If there is a cross I’d be willing to bet she put it there. Or maybe an upset boyfriend trying to scare her into moving in with him?

Well, he is for real … Real Solutions for America! :smiley:

I think you mean John Edward, of Sci-fi network fame.

Yeah, extending the “it’s really the boyfriend” theory…I would be concerned about her claim that someone tried to smother her. I mean, what if there really was some crazy intruder (bf or other) that tried to either scare her shitless or cause her real physical harm? And is putting on all the other hijinks?

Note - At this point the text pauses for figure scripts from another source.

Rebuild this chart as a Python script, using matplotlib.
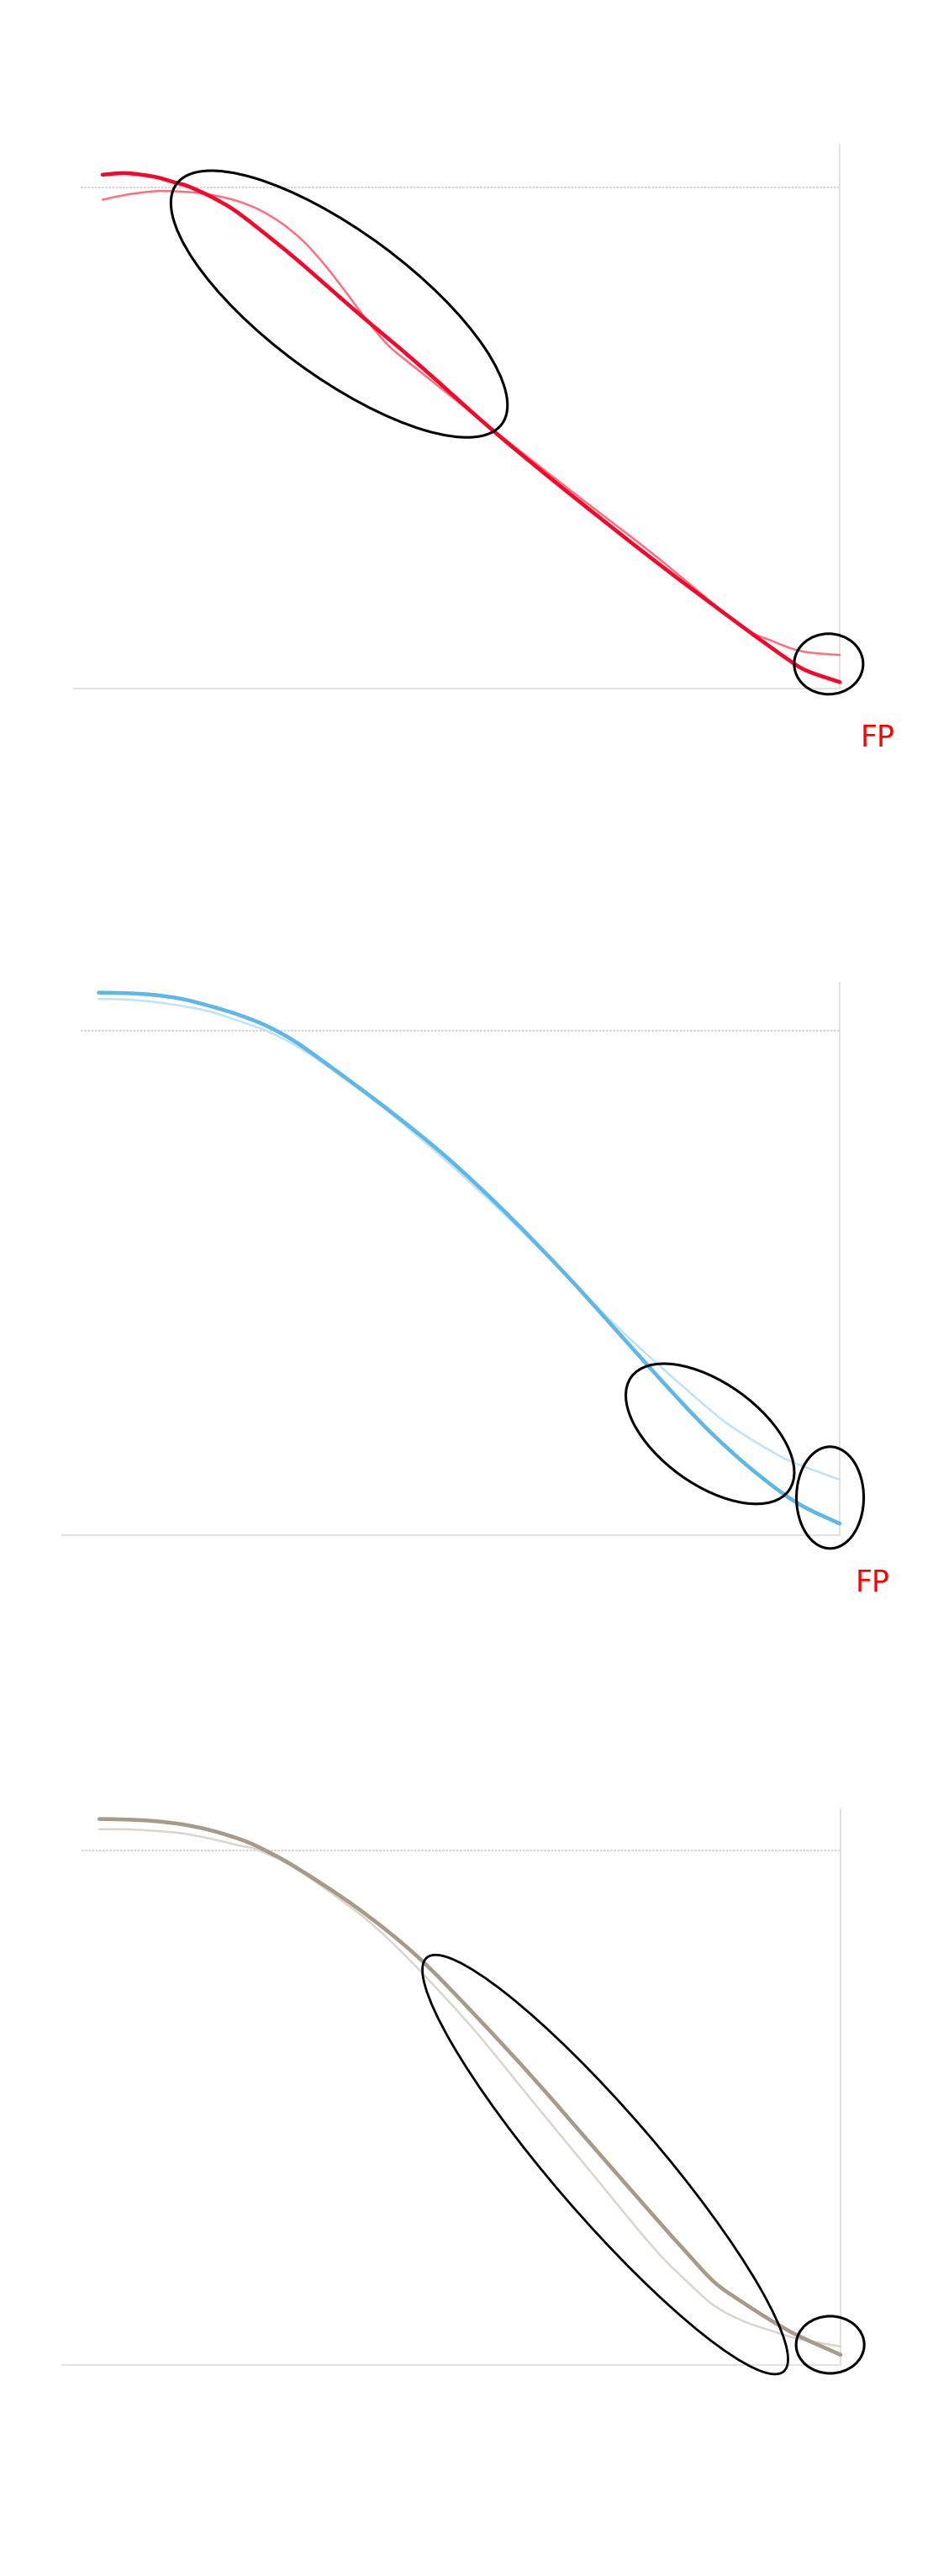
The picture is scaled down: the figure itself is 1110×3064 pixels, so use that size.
import matplotlib
matplotlib.use("Agg")
import matplotlib.pyplot as plt
from matplotlib.patches import Ellipse, PathPatch
from matplotlib.path import Path
from matplotlib.transforms import ScaledTranslation

# panel 1 - red
red_thick_x = [0, 3.2, 7.0, 9.7, 11.6, 14.6, 17.6, 20.7, 26.4, 34.5, 42.6, 53.1, 62.75, 74.9, 86.2, 93.4, 95.8, 100]
red_thick_y = [102.5, 102.8, 102.1, 101.0, 100.2, 98.2, 95.7, 92.3, 85.5, 75.1, 65.0, 51.3, 39.6, 25.5, 13.0, 5.4, 3.4, 1.3]
red_thin_x = [0, 3.2, 7.0, 9.7, 12.7, 15.4, 18.4, 21.4, 24.5, 27.4, 30.2, 33.1, 35.9, 38.8, 42.0, 45.4,
              49.4, 53.0, 62.7, 74.8, 86.2, 91.0, 95.0, 100]
red_thin_y = [97.5, 98.5, 99.2, 99.2, 98.9, 98.3, 97.2, 95.4, 92.6, 89.0, 84.4, 78.9, 73.4, 68.4, 64.5, 60.5,
              55.8, 51.6, 40.4, 26.7, 13.0, 9.4, 7.4, 6.7]

# panel 2 - blue
blue_thick_x = [0, 3.7, 7.45, 11.25, 15.0, 18.8, 22.6, 26.4, 30.8, 38.85, 46.9, 54.9, 62.95, 69.4, 73.4, 79.0,
                83.1, 87.6, 92.2, 95.6, 100]
blue_thick_y = [107.55, 107.45, 107.1, 106.3, 104.9, 103.2, 101.0, 97.95, 93.4, 84.6, 75.0, 64.0, 51.8, 41.35, 34.8,
                25.8, 19.65, 13.7, 8.4, 5.3, 2.3]
blue_thin_x = [0, 3.7, 7.45, 11.25, 15.0, 18.8, 22.6, 26.4, 30.8, 38.85, 46.9, 54.9, 62.95, 69.4, 75.0, 83.1,
               86.9, 90.7, 93.7, 100]
blue_thin_y = [106.3, 106.2, 105.7, 104.9, 103.8, 102.0, 100.0, 97.2, 93.0, 84.2, 74.2, 63.4, 51.8, 42.15, 34.5, 24.1,
               20.1, 16.7, 14.45, 11.0]

# panel 3 - brown
brown_thick_x = [0, 3.6, 7.4, 11.2, 14.9, 18.7, 21.4, 26.3, 34.7, 42.8, 50.8, 58.8, 66.85, 74.9, 78.9, 83.0,
                 86.8, 90.6, 94.3, 100]
brown_thick_y = [106.1, 106.0, 105.7, 105.05, 103.95, 102.3, 100.7, 96.9, 88.9, 79.5, 67.8, 55.3, 42.0, 28.75, 22.3,
                 16.0, 12.1, 8.6, 5.6, 1.9]
brown_thin_x = [0, 3.6, 7.4, 11.2, 14.9, 18.7, 21.4, 26.3, 34.7, 39.6, 44.4, 50.8, 58.8, 66.85, 74.9, 79.7,
                83.0, 86.8, 90.6, 94.3, 100]
brown_thin_y = [104.1, 104.1, 103.8, 103.3, 102.3, 101.0, 100.05, 96.6, 88.1, 81.9, 74.85, 64.7, 50.6, 36.5, 22.5,
                15.6, 11.4, 8.5, 6.6, 5.0, 3.5]

reference_level = 100
fp_label = "FP"

W, H, DPI = 1110, 3064, 100
GRID = "#E2E2E2"
fig = plt.figure(figsize=(W / DPI, H / DPI), dpi=DPI)


def make_panel(box, xlim, ylim, dotted_start):
    left, right, top, bottom = box
    ax = fig.add_axes([left / W, 1 - bottom / H, (right - left) / W, (bottom - top) / H])
    for side in ("left", "top"):
        ax.spines[side].set_visible(False)
    for side in ("right", "bottom"):
        ax.spines[side].set_color(GRID)
        ax.spines[side].set_linewidth(1.5)
    ax.set_xticks([])
    ax.set_yticks([])
    ax.hlines(reference_level, dotted_start, xlim[1], colors="#D6D6D6", lw=1.5,
              linestyles=(0, (1.3, 0.7)), zorder=1)
    ax.set_xlim(xlim)
    ax.set_ylim(ylim)
    ax.set_autoscale_on(False)
    return ax


def ring(ax, cx, cy, w, h, angle=0, lw=2.2):
    # size in inches, centre in data units
    tr = fig.dpi_scale_trans + ScaledTranslation(cx, cy, ax.transData)
    e = Ellipse((0, 0), w, h, angle=angle, transform=tr, fill=False,
                ec="black", lw=lw, clip_on=False, zorder=5)
    ax.add_patch(e)


def smooth_line(ax, xs, ys, color, lw, z):
    # bezier path passing through every read point (catmull-rom handles)
    pts = list(zip(xs, ys))
    n = len(pts)
    verts = [pts[0]]
    codes = [Path.MOVETO]
    for i in range(n - 1):
        p0 = pts[max(i - 1, 0)]
        p1 = pts[i]
        p2 = pts[i + 1]
        p3 = pts[min(i + 2, n - 1)]
        c1 = (p1[0] + (p2[0] - p0[0]) / 6, p1[1] + (p2[1] - p0[1]) / 6)
        c2 = (p2[0] - (p3[0] - p1[0]) / 6, p2[1] - (p3[1] - p1[1]) / 6)
        verts += [c1, c2, p2]
        codes += [Path.CURVE4] * 3
    patch = PathPatch(Path(verts, codes), fill=False, ec=color, lw=lw,
                      capstyle="round", joinstyle="round", clip_on=False, zorder=z)
    ax.add_patch(patch)


def curves(ax, xs1, ys1, xs2, ys2, c_thick, c_thin):
    smooth_line(ax, xs2, ys2, c_thin, 1.8, 3)
    smooth_line(ax, xs1, ys1, c_thick, 3.3, 4)


# panel 1
ax1 = make_panel((88, 999, 172, 819), (-3.88, 100), (0, 108.5), -3.0)
curves(ax1, red_thick_x, red_thick_y, red_thin_x, red_thin_y, "#F5072B", "#FF6E80")
ring(ax1, 32.1, 76.7, 4.81, 1.72, -36.4)
ring(ax1, 98.5, 4.9, 0.82, 0.72)
ax1.text(105.1, -11.6, fp_label, color="#FF0000", fontsize=25, ha="center", va="baseline")

# panel 2
ax2 = make_panel((74, 999, 1169, 1826), (-4.93, 100), (0, 109.5), -2.4)
curves(ax2, blue_thick_x, blue_thick_y, blue_thin_x, blue_thin_y, "#5DB8E8", "#BEE3F6")
ring(ax2, 82.5, 20.1, 2.31, 1.21, -35.7)
ring(ax2, 98.7, 7.45, 0.80, 1.21)
ax2.text(104.4, -11.2, fp_label, color="#FF0000", fontsize=25, ha="center", va="baseline")

# panel 3
ax3 = make_panel((74, 1000, 2152, 2812.5), (-5.02, 100), (0, 108.0), -2.45)
curves(ax3, brown_thick_x, brown_thick_y, brown_thin_x, brown_thin_y, "#A89A8A", "#DCD5CD")
ring(ax3, 68.25, 38.9, 6.50, 1.24, -49.2, lw=2.0)
ring(ax3, 98.6, 3.85, 0.81, 0.68)

fig.savefig("out.png", dpi=DPI, facecolor="white")
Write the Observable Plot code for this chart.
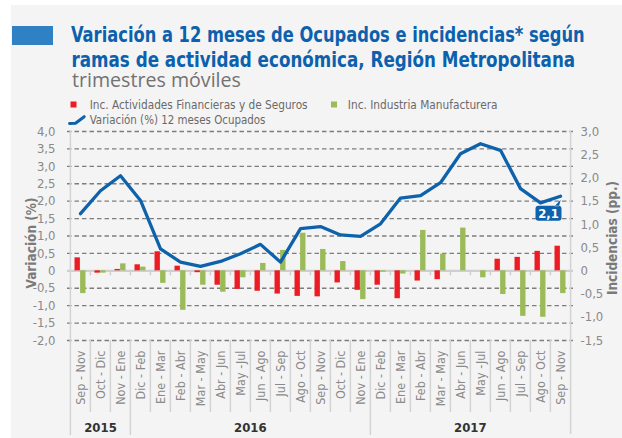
<!DOCTYPE html>
<html lang="es">
<head>
<meta charset="utf-8">
<script src="https://cdn.jsdelivr.net/npm/d3@7"></script>
<script src="https://cdn.jsdelivr.net/npm/@observablehq/plot@0.6"></script>
<style>
html,body{margin:0;padding:0;background:#fff;}
#wrap{position:relative;width:622px;height:438px;overflow:hidden;background:#fff;}
#bg{position:absolute;left:11px;top:5px;right:0;bottom:0;background:#f4f4f4;}
#chart{position:absolute;left:0;top:0;}
#chart svg{overflow:visible;}
#header{position:absolute;left:0;top:0;}
</style>
</head>
<body>
<div id="wrap">
<div id="bg"></div>
<div id="chart"></div>
<svg id="header" width="622" height="130" font-family="'Liberation Sans Narrow','DejaVu Sans Condensed',sans-serif">
  <rect x="12" y="26" width="41" height="19" fill="#3080c4"/>
  <text class="fit" data-x="71" data-y="41.7" data-w="514" font-size="22" font-weight="bold" fill="#0c61ae">Variación a 12 meses de Ocupados e incidencias* según</text>
  <text class="fit" data-x="71.5" data-y="66.7" data-w="504" font-size="22" font-weight="bold" fill="#0c61ae">ramas de actividad económica, Región Metropolitana</text>
  <text class="fit" data-x="72" data-y="86.7" data-w="169" font-size="19.5" font-family="'Open Sans',sans-serif" fill="#727272">trimestres móviles</text>
  <rect x="70.5" y="101.5" width="6" height="6" fill="#ed1c24"/>
  <text class="fit" data-x="89.7" data-y="109" data-w="218" font-size="12.5" fill="#6a6a6a">Inc. Actividades Financieras y de Seguros</text>
  <rect x="331" y="101.5" width="6" height="6" fill="#9bbb59"/>
  <text class="fit" data-x="347.8" data-y="109" data-w="150" font-size="12.5" fill="#6a6a6a">Inc. Industria Manufacturera</text>
  <path d="M69.5,123.5 L75.5,123.2 L84.2,116.7" fill="none" stroke="#0e62ab" stroke-width="3" stroke-linecap="round" stroke-linejoin="round"/>
  <text class="fit" data-x="89.7" data-y="123.5" data-w="176" font-size="12.5" fill="#6a6a6a">Variación (%) 12 meses Ocupados</text>
</svg>
</div>
<script>
// ---- data ----
const periodos = ["Sep - Nov","Oct - Dic","Nov - Ene","Dic - Feb","Ene - Mar","Feb - Abr","Mar - May","Abr - Jun","May -Jul","Jun - Ago","Jul - Sep","Ago - Oct","Sep - Nov","Oct - Dic","Nov - Ene","Dic - Feb","Ene - Mar","Feb - Abr","Mar - May","Abr - Jun","May -Jul","Jun - Ago","Jul - Sep","Ago - Oct","Sep - Nov"];
const anios = ["2015","2016","2017"];
const anioInicio = [0, 3, 15];
const anioPeriodos = [3, 12, 10];
const ocupados = [1.64, 2.30, 2.73, 2.02, 0.63, 0.25, 0.13, 0.27, 0.49, 0.76, 0.25, 1.21, 1.27, 1.03, 0.99, 1.35, 2.09, 2.16, 2.53, 3.36, 3.65, 3.46, 2.36, 1.95, 2.14];
const incFinancieras = [0.28, -0.05, 0.03, 0.13, 0.41, 0.10, -0.04, -0.31, -0.40, -0.44, -0.50, -0.55, -0.56, -0.26, -0.42, -0.31, -0.60, -0.22, -0.19, 0, 0, 0.25, 0.29, 0.42, 0.53];
const incManufactura = [-0.49, -0.05, 0.15, 0.08, -0.27, -0.85, -0.31, -0.46, -0.15, 0.16, 0.44, 0.81, 0.46, 0.20, -0.62, -0.03, -0.07, 0.87, 0.36, 0.92, -0.15, -0.51, -0.98, -1.00, -0.49];
const ticksIzq = [-2, -1.5, -1, -0.5, 0, 0.5, 1, 1.5, 2, 2.5, 3, 3.5, 4];
const ticksDer = [-1.5, -1, -0.5, 0, 0.5, 1, 1.5, 2, 2.5, 3];
const tituloIzq = "Variación (%)";
const tituloDer = "Incidencias (pp.)";

// ---- header text fitting ----
document.querySelectorAll("#header text.fit").forEach(t => {
  const x = +t.dataset.x, y = +t.dataset.y, w = +t.dataset.w;
  const n = t.getComputedTextLength();
  t.setAttribute("transform", `translate(${x},${y}) scale(${w / n},1)`);
});

// ---- layout ----
const FONT = "'Liberation Sans Narrow','DejaVu Sans Condensed',sans-serif";
const W = 622, H = 438, mL = 67, mR = 49, mT = 131, mB = 98;
const escala = 0.75; // pp. per % (right axis / left axis)
const idx = d3.range(periodos.length);
const ultimo = idx.length - 1;
const bw = (W - mL - mR) / idx.length;
const fH = H - mT - mB;
const AZUL = "#0e62ab";
const fmt = d => Math.abs(d) < 1e-9 ? "0" : d3.format(".1f")(d).replace(".", ",").replace("\u2212", "-");

const cajaEtiqueta = {
  draw(ctx) {
    const w = 13, h = 7.5, r = 3;
    ctx.moveTo(-w + r, -h);
    ctx.lineTo(w - r, -h);
    ctx.arcTo(w, -h, w, -h + r, r);
    ctx.lineTo(w, h - r);
    ctx.arcTo(w, h, w - r, h, r);
    ctx.lineTo(-w + r, h);
    ctx.arcTo(-w, h, -w, h - r, r);
    ctx.lineTo(-w, -h + r);
    ctx.arcTo(-w, -h, -w + r, -h, r);
    ctx.closePath();
    ctx.moveTo(6, -h + 0.5);
    ctx.lineTo(10.5, -h + 0.5);
    ctx.lineTo(12.2, -13.5);
    ctx.closePath();
  }
};

const separadores = idx.slice(1).filter(i => !anioInicio.includes(i));
const limitesAnio = anioInicio.filter(i => i > 0);
const aniosPar = anios.filter((a, k) => anioPeriodos[k] % 2 === 0);
const aniosImpar = anios.filter((a, k) => anioPeriodos[k] % 2 === 1);
const centroAnio = a => { const k = anios.indexOf(a); return anioInicio[k] + Math.floor(anioPeriodos[k] / 2); };

const chart = Plot.plot({
  width: W, height: H,
  marginLeft: mL, marginRight: mR, marginTop: mT, marginBottom: mB,
  style: {background: "transparent", fontFamily: FONT, overflow: "visible"},
  x: {type: "band", domain: idx, padding: 0},
  y: {domain: [-2, 4]},
  marks: [
    Plot.ruleY(ticksIzq.filter(d => d !== 0), {stroke: "#7d7d7d", strokeWidth: 1.3, strokeDasharray: "4.5,3"}),
    Plot.ruleY([0], {stroke: "#cfcfcf", strokeWidth: 2.2}),
    Plot.ruleX(idx.slice(1), {x: d => d, dx: -bw / 2, y1: 0, y2: 0, insetBottom: -5, stroke: "#cfcfcf", strokeWidth: 1.5}),
    Plot.ruleX(separadores, {x: d => d, dx: -bw / 2, insetTop: fH, insetBottom: -72, stroke: "#d3d3d3", strokeWidth: 1.5}),
    Plot.ruleX(limitesAnio, {x: d => d, dx: -bw / 2, insetTop: fH, insetBottom: -95, stroke: "#d3d3d3", strokeWidth: 1.5}),
    Plot.ruleX([0], {x: d => d, dx: -bw / 2, insetBottom: -95, stroke: "#d3d3d3", strokeWidth: 1.5}),
    Plot.ruleX([ultimo], {x: d => d, dx: bw / 2, insetBottom: -94, stroke: "#d3d3d3", strokeWidth: 1.5}),
    Plot.barY(idx, {x: d => d, y: i => incFinancieras[i] / escala, fill: "#ed1c24", insetLeft: 4.5, insetRight: bw / 2}),
    Plot.barY(idx, {x: d => d, y: i => incManufactura[i] / escala, fill: "#9bbb59", insetLeft: bw / 2, insetRight: 4.5}),
    Plot.line(idx, {x: d => d, y: i => ocupados[i], stroke: AZUL, strokeWidth: 3.3}),
    Plot.dot([ultimo], {x: d => d, y: i => ocupados[i], symbol: cajaEtiqueta, fill: AZUL, stroke: "none", dx: -12, dy: 17}),
    Plot.text([ultimo], {x: d => d, y: i => ocupados[i], text: i => fmt(ocupados[i]), dx: -12, dy: 17.5, fill: "white", fontWeight: "bold", fontSize: 13}),
    Plot.axisY(ticksIzq, {anchor: "left", tickSize: 0, tickPadding: 12, tickFormat: fmt, color: "#8a8a8a", fontSize: 13, label: null}),
    Plot.axisY(ticksDer.map(v => v / escala), {anchor: "right", tickSize: 0, tickPadding: 7, tickFormat: d => fmt(d * escala), color: "#8a8a8a", fontSize: 13, label: null}),
    Plot.axisX(idx, {anchor: "bottom", tickSize: 0, tickPadding: 10, tickRotate: -90, tickFormat: i => periodos[i], color: "#8a8a8a", fontSize: 12.5, label: null}),
    Plot.text([tituloIzq], {frameAnchor: "left", textAnchor: "middle", dx: -36, dy: 7, rotate: -90, fontWeight: "bold", fill: "#7a7a7a", fontSize: 13.5}),
    Plot.text([tituloDer], {frameAnchor: "right", textAnchor: "middle", dx: 39, dy: 2, rotate: -90, fontWeight: "bold", fill: "#7a7a7a", fontSize: 13.5}),
    Plot.text(aniosImpar, {x: centroAnio, frameAnchor: "bottom", lineAnchor: "middle", dy: 87.5, fontWeight: "bold", fill: "#333", fontSize: 13}),
    Plot.text(aniosPar, {x: centroAnio, dx: -bw / 2, frameAnchor: "bottom", lineAnchor: "middle", dy: 87.5, fontWeight: "bold", fill: "#333", fontSize: 13})
  ]
});
document.getElementById("chart").appendChild(chart);
</script>
</body>
</html>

I’m probably just getting wild with all my mystery-novel fueled theories, but it might be in your best interest to involve the authorities at some point, starting with the report of an illegal intruder who tried to smother your tenant. That way your ass is covered legally, and if she really is faking it to get out of her lease, you’ll know it because she’ll be reluctant to involve the police.

Or she’ll go along with it and just look like an idiot for claiming that a ghost tried to kill her… :smack:

I wonder what would happen if Tess got Ed & Lorraine Warren involved and they say there’s no ghost in the house.

Eh, they’re both nuts.

did you check out the apartment, what were the PKE Valence readings?, perhaps you should go over there with a Positron Collider and a few ghost traps

make sure you check her refrigerator for monsters, especially ones named Zuul :wink:

if you’re lucky it may only be a Focused, Non-Terminal Repeating Phantasm (Class 5 Full Roaming Vapor), hopefully it won’t be too nasty…

I say that if she’s got a ghost, you tell her you’ll be charging her extra because she has an extra tenant.